Something else I learned from reviewing other sites were the “snackable” content concepts in the form of a “that could also be of interest to you” section. We implemented this too, because we believe it is ideal especially for our related content in terms of topics and projects.

5 months after the webrelaunch: Results and insights

For my master thesis, I was curious to find out how this pilot project performed. Our website went live on 23. December 2017. Now, about five months later, it is time for a first review.

From my previous experiences, I know that a webrelaunch generally results in a breakdown of traffic on the websiteand a massive increase of displaying 404 pages. Our main challenge, as it turned out, was the 2500 PDF files on our pages, which caused a lot of issues, and the whole site left us completely busy with redirecting all old URLs.

However, we were happy to see that, according to the Google Search Console, we did see a slight improvement of our performance in comparison to the last few months of 2017. We increased the number of clicks on our websites although we deleted one third of what was clearly non-relevant content. We also improved how often our website is shown in search results and we gained nearly 3 points on the average position in search results.

Some further deeper insights I would also like to share with you:

Time spent on the website: We increased the time people spend on a website by 30% through offering more relevant and better readable content. For the rewriting we used our newly developed guideline «writing for the web» in order to make our content leaner and therefore easy to digest for our main target group.

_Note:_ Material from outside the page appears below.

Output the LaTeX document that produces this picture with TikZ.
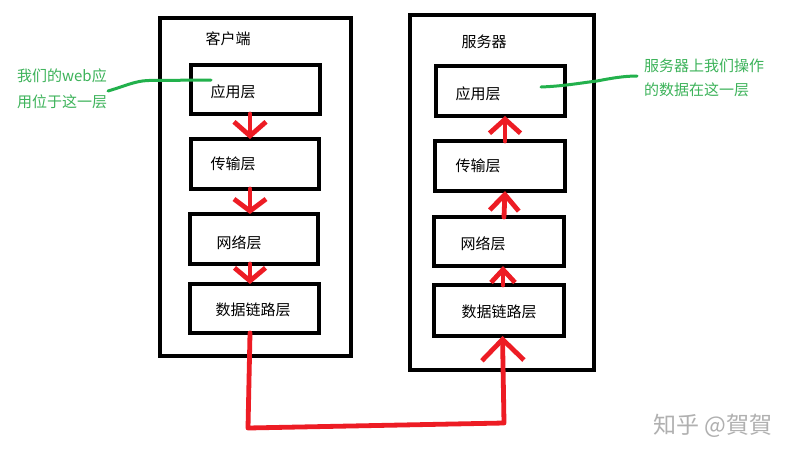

  • Page about projects: We decided to put all our “practical” projects on one page. This page got a big attention with over 7000 clicks in the first five months already!
  • Page about volunteering: Before the webrelaunch, this information was scattered over 6 pages. With our new page, introducing all different kind of offers got a lot more attention. After five months, we have already reached the same click-rate as we did in total during 2017 with six pages! From the contact form, we can see that many of our main target group use this site to get in touch with us.
  • Articles from our magazine: On the old website, we uploaded parts of our magazine as a PDF file. To free up this content, we decided to create a new content type called «News». Every time a magazine is published, we promote three articles on our website, especially to make this content accessible especially for social media. The results are striking: while the old way of publishing the PDF files created around 90 klicks per publicaation, the new fomat of our news got up to 600 clicks per page. A lot of traffic comes from social media – a new benefit of our cross channel strategy, which includes not only publishing these news items on the website, but also distributing it on our other channels such as Facebook and Twitter.
  • More traffic from  to support.pronatura: In Google Analytics, I could identify more traffic from our main website to the page, where users can become members and donate if they wish to support us. The new design has very prominent «call to action (CTA)» features at the top and in the footer. These CTA paid off well: we have seen an increase of 20% of new members over the past five months. While knowing that people who register online do have a significant longer lifetime value compared to people registering on the street, this result made our webteam specially proud.

Furthermore, I also relate the increase of the average time per session by 12% to the fact that we offer more relevant content. We could also see in Google Analytics that people visit slightly less pages per visit. This could very well be a sign of better structure and information per page. People don’t need to randomly click around to find the answers to their questions.

My conclusion: relevant content does pay off. It is therefore well worth the effort of finding new images, rewriting your content and reflection about your content strategy, and I can highly recommend doing it!